Baba Ramdev est un gourou indien, acharné partisan du yoga, qui
fait beaucoup parler de lui en ce moment car il va entamer une grève de la faim pour faire aboutir ses revendications, un mouvement qui s’inscrit dans la lutte que mène l’activiste social Anna
Hazare avec la Lokpal Bill (loi anti corruption). Deux raisons nous amènent à vous parler de ce gourou. La première est qu’il est vraiment très connu en Inde et que des millions d’indiens se
réclament de lui ; son influence est réelle. La seconde raison est que les thèmes qui sont chers à ce gourou sont parfois incompréhensibles pour nous car se nourrissant d’un nationalisme
forcené.
Le moins que l’on puisse dire est que ce personnage est complexe. L’influence qu’il exerce révèle cependant l’Inde profonde partagée entre des sentiments nobles et les vieilles tentations archaïques du nationalisme, un nationalisme bien ancré dans l’hindouisme.

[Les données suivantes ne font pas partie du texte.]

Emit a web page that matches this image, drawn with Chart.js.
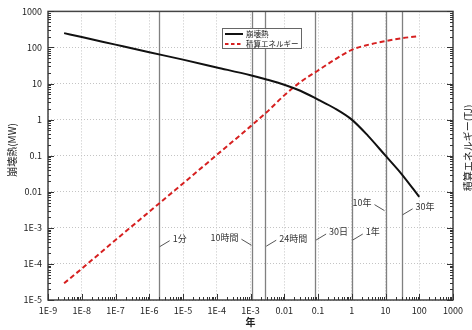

Commençons par la vie de Baba Ramdev.
Né en 1965, on dit qu’il a fortement été inspiré par les portraits de Ram Prasad Bismil (nationaliste indien pendu par les britanniques en 1927) et de Chandra Bose (un autre nationaliste indien qui fit allégeance aux nazis durant le deuxième guerre mondiale), portraits qui étaient dans sa chambre.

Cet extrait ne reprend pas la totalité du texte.